**DATASET SECTION:**

┏━━

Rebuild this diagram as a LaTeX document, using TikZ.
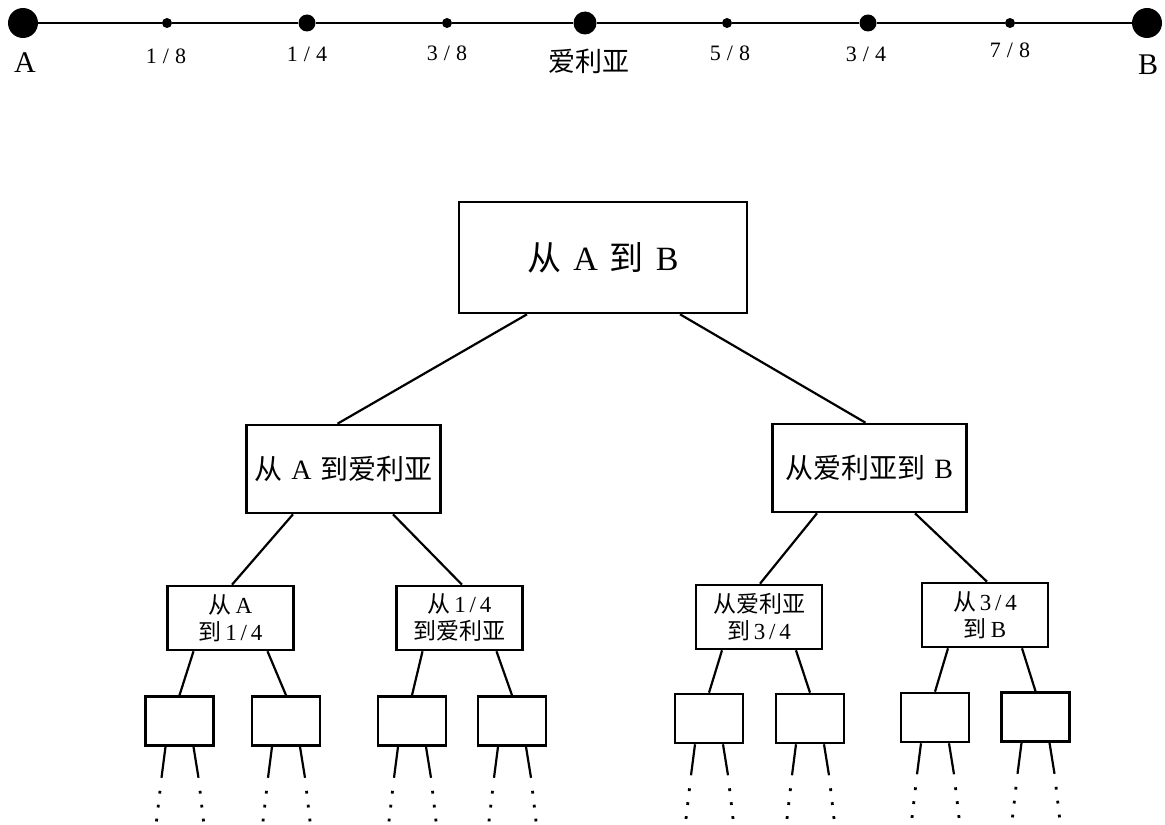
\documentclass[tikz,border=0pt]{standalone}
\usepackage{fontspec}
\setmainfont{Liberation Serif}
\newfontfamily\cjk{Noto Sans CJK SC}
\newcommand\zh[1]{{\cjk #1}}
\usetikzlibrary{calc}
\begin{document}
\begin{tikzpicture}[x=0.5pt,y=-0.5pt,
  box/.style={draw,line width=1.3pt,inner sep=0pt,align=center},
  rootbox/.style={box,minimum width=144pt,minimum height=55.5pt,font=\fontsize{17}{20}\selectfont},
  midbox/.style={box,minimum width=97pt,minimum height=44pt,font=\fontsize{14}{17}\selectfont},
  smallbox/.style={box,minimum width=63pt,minimum height=32pt,font=\fontsize{11.5}{13.5}\selectfont},
  leafbox/.style={box,minimum width=34pt,minimum height=24.5pt},
  link/.style={line width=1.1pt},
  trail/.style={line width=1.4pt,dash pattern=on 1.4pt off 5.6pt},
  ptdot/.style={circle,fill,inner sep=0pt,minimum size=#1},
  ptdot/.default=5pt,
  lab/.style={inner sep=0pt,font=\fontsize{11}{13}\selectfont},
  endlab/.style={inner sep=0pt,font=\fontsize{15}{18}\selectfont},
]
\useasboundingbox (0,0) rectangle (1165,824);

% top scale
\node[ptdot=15pt]   (pA) at (23,23) {};
\node[ptdot]        (p1) at (167,23) {};
\node[ptdot=8.5pt]  (p2) at (307,23) {};
\node[ptdot]        (p3) at (447,23) {};
\node[ptdot=11.5pt] (p4) at (585,23) {};
\node[ptdot]        (p5) at (727,23) {};
\node[ptdot=8.5pt]  (p6) at (868,23) {};
\node[ptdot]        (p7) at (1010,23) {};
\node[ptdot=15pt]   (pB) at (1147,23) {};
\draw[line width=1pt] (pA) -- (p1) -- (p2) -- (p3) -- (p4) -- (p5) -- (p6) -- (p7) -- (pB);

\node[endlab] (tA) at (25,63) {A};
\node[lab] (t1) at (166,56) {1\;/\;8};
\node[lab] (t2) at (307,54) {1\;/\;4};
\node[lab] (t3) at (447,53) {3\;/\;8};
\node[inner sep=0pt,font=\fontsize{13.5}{15}\selectfont] (t4) at (589,61) {\zh{爱利亚}};
\node[lab] (t5) at (730,53) {5\;/\;8};
\node[lab] (t6) at (866,54) {3\;/\;4};
\node[lab] (t7) at (1010,50) {7\;/\;8};
\node[endlab] (tB) at (1148,65) {B};

% tree
\node[rootbox] (root) at (603,257.5) {\zh{从}\hspace{0.35em}A\hspace{0.35em}\zh{到}\hspace{0.35em}B};
\node[midbox] (m1) at (343.5,469) {\zh{从}\hspace{0.3em}A\hspace{0.3em}\zh{到爱利亚}};
\node[midbox] (m2) at (869.5,468) {\zh{从爱利亚到}\hspace{0.3em}B};

\node[smallbox] (s1) at (230.5,618) {\zh{从}\,A\\\zh{到}\,1\,/\,4};
\node[smallbox] (s2) at (459.5,618) {\zh{从}\,1\,/\,4\\\zh{到爱利亚}};
\node[smallbox] (s3) at (759,617) {\zh{从爱利亚}\\\zh{到}\,3\,/\,4};
\node[smallbox] (s4) at (985,615) {\zh{从}\,3\,/\,4\\\zh{到}\,B};

\node[leafbox] (a) at (179.5,721) {};
\node[leafbox] (b) at (286,721) {};
\node[leafbox] (c) at (412,721) {};
\node[leafbox] (d) at (512,721) {};
\node[leafbox] (e) at (709,718.5) {};
\node[leafbox] (f) at (810,718.5) {};
\node[leafbox] (g) at (935,717.5) {};
\node[leafbox] (h) at (1035.5,717) {};

\draw[link] ($(root.south)+(-76,0)$) -- ($(m1.north)+(-6,0)$);
\draw[link] ($(root.south)+(77,0)$) -- ($(m2.north)+(-4,0)$);
\draw[link] ($(m1.south)+(-50.5,0)$) -- ($(s1.north)+(1.5,0)$);
\draw[link] ($(m1.south)+(49.5,0)$) -- ($(s2.north)+(2.5,0)$);
\draw[link] ($(m2.south)+(-52.5,0)$) -- ($(s3.north)+(1,0)$);
\draw[link] ($(m2.south)+(45.5,0)$) -- ($(s4.north)+(2,0)$);

\foreach \p/\l/\r in {s1/a/b,s2/c/d,s3/e/f,s4/g/h}{
  \draw[link] ($(\p.south)+(-37,0)$) -- (\l.north);
  \draw[link] ($(\p.south)+(37,0)$) -- (\r.north);
}

\foreach \n in {a,b,c,d,e,f,g,h}{
  \draw[link] ($(\n.south)+(-14,0)$) -- ($(\n.south)+(-18,31)$) coordinate (\n L);
  \draw[link] ($(\n.south)+(14,0)$) -- ($(\n.south)+(19,31)$) coordinate (\n R);
  \draw[trail] ($(\n L)+(-1.5,13)$) -- ($(\n L)+(-6,52)$);
  \draw[trail] ($(\n R)+(1.5,13)$) -- ($(\n R)+(6,52)$);
}
\end{tikzpicture}
\end{document}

┗━━

**STATED TASK:**
Restate the data above exactly, stripping out each image.

**OUTPUT BELOW:**
Rebuild this diagram as a LaTeX document, using TikZ.
\documentclass[tikz,border=0pt]{standalone}
\usepackage{fontspec}
\setmainfont{Liberation Serif}
\newfontfamily\cjk{Noto Sans CJK SC}
\newcommand\zh[1]{{\cjk #1}}
\usetikzlibrary{calc}
\begin{document}
\begin{tikzpicture}[x=0.5pt,y=-0.5pt,
  box/.style={draw,line width=1.3pt,inner sep=0pt,align=center},
  rootbox/.style={box,minimum width=144pt,minimum height=55.5pt,font=\fontsize{17}{20}\selectfont},
  midbox/.style={box,minimum width=97pt,minimum height=44pt,font=\fontsize{14}{17}\selectfont},
  smallbox/.style={box,minimum width=63pt,minimum height=32pt,font=\fontsize{11.5}{13.5}\selectfont},
  leafbox/.style={box,minimum width=34pt,minimum height=24.5pt},
  link/.style={line width=1.1pt},
  trail/.style={line width=1.4pt,dash pattern=on 1.4pt off 5.6pt},
  ptdot/.style={circle,fill,inner sep=0pt,minimum size=#1},
  ptdot/.default=5pt,
  lab/.style={inner sep=0pt,font=\fontsize{11}{13}\selectfont},
  endlab/.style={inner sep=0pt,font=\fontsize{15}{18}\selectfont},
]
\useasboundingbox (0,0) rectangle (1165,824);

% top scale
\node[ptdot=15pt]   (pA) at (23,23) {};
\node[ptdot]        (p1) at (167,23) {};
\node[ptdot=8.5pt]  (p2) at (307,23) {};
\node[ptdot]        (p3) at (447,23) {};
\node[ptdot=11.5pt] (p4) at (585,23) {};
\node[ptdot]        (p5) at (727,23) {};
\node[ptdot=8.5pt]  (p6) at (868,23) {};
\node[ptdot]        (p7) at (1010,23) {};
\node[ptdot=15pt]   (pB) at (1147,23) {};
\draw[line width=1pt] (pA) -- (p1) -- (p2) -- (p3) -- (p4) -- (p5) -- (p6) -- (p7) -- (pB);

\node[endlab] (tA) at (25,63) {A};
\node[lab] (t1) at (166,56) {1\;/\;8};
\node[lab] (t2) at (307,54) {1\;/\;4};
\node[lab] (t3) at (447,53) {3\;/\;8};
\node[inner sep=0pt,font=\fontsize{13.5}{15}\selectfont] (t4) at (589,61) {\zh{爱利亚}};
\node[lab] (t5) at (730,53) {5\;/\;8};
\node[lab] (t6) at (866,54) {3\;/\;4};
\node[lab] (t7) at (1010,50) {7\;/\;8};
\node[endlab] (tB) at (1148,65) {B};

% tree
\node[rootbox] (root) at (603,257.5) {\zh{从}\hspace{0.35em}A\hspace{0.35em}\zh{到}\hspace{0.35em}B};
\node[midbox] (m1) at (343.5,469) {\zh{从}\hspace{0.3em}A\hspace{0.3em}\zh{到爱利亚}};
\node[midbox] (m2) at (869.5,468) {\zh{从爱利亚到}\hspace{0.3em}B};

\node[smallbox] (s1) at (230.5,618) {\zh{从}\,A\\\zh{到}\,1\,/\,4};
\node[smallbox] (s2) at (459.5,618) {\zh{从}\,1\,/\,4\\\zh{到爱利亚}};
\node[smallbox] (s3) at (759,617) {\zh{从爱利亚}\\\zh{到}\,3\,/\,4};
\node[smallbox] (s4) at (985,615) {\zh{从}\,3\,/\,4\\\zh{到}\,B};

\node[leafbox] (a) at (179.5,721) {};
\node[leafbox] (b) at (286,721) {};
\node[leafbox] (c) at (412,721) {};
\node[leafbox] (d) at (512,721) {};
\node[leafbox] (e) at (709,718.5) {};
\node[leafbox] (f) at (810,718.5) {};
\node[leafbox] (g) at (935,717.5) {};
\node[leafbox] (h) at (1035.5,717) {};

\draw[link] ($(root.south)+(-76,0)$) -- ($(m1.north)+(-6,0)$);
\draw[link] ($(root.south)+(77,0)$) -- ($(m2.north)+(-4,0)$);
\draw[link] ($(m1.south)+(-50.5,0)$) -- ($(s1.north)+(1.5,0)$);
\draw[link] ($(m1.south)+(49.5,0)$) -- ($(s2.north)+(2.5,0)$);
\draw[link] ($(m2.south)+(-52.5,0)$) -- ($(s3.north)+(1,0)$);
\draw[link] ($(m2.south)+(45.5,0)$) -- ($(s4.north)+(2,0)$);

\foreach \p/\l/\r in {s1/a/b,s2/c/d,s3/e/f,s4/g/h}{
  \draw[link] ($(\p.south)+(-37,0)$) -- (\l.north);
  \draw[link] ($(\p.south)+(37,0)$) -- (\r.north);
}

\foreach \n in {a,b,c,d,e,f,g,h}{
  \draw[link] ($(\n.south)+(-14,0)$) -- ($(\n.south)+(-18,31)$) coordinate (\n L);
  \draw[link] ($(\n.south)+(14,0)$) -- ($(\n.south)+(19,31)$) coordinate (\n R);
  \draw[trail] ($(\n L)+(-1.5,13)$) -- ($(\n L)+(-6,52)$);
  \draw[trail] ($(\n R)+(1.5,13)$) -- ($(\n R)+(6,52)$);
}
\end{tikzpicture}
\end{document}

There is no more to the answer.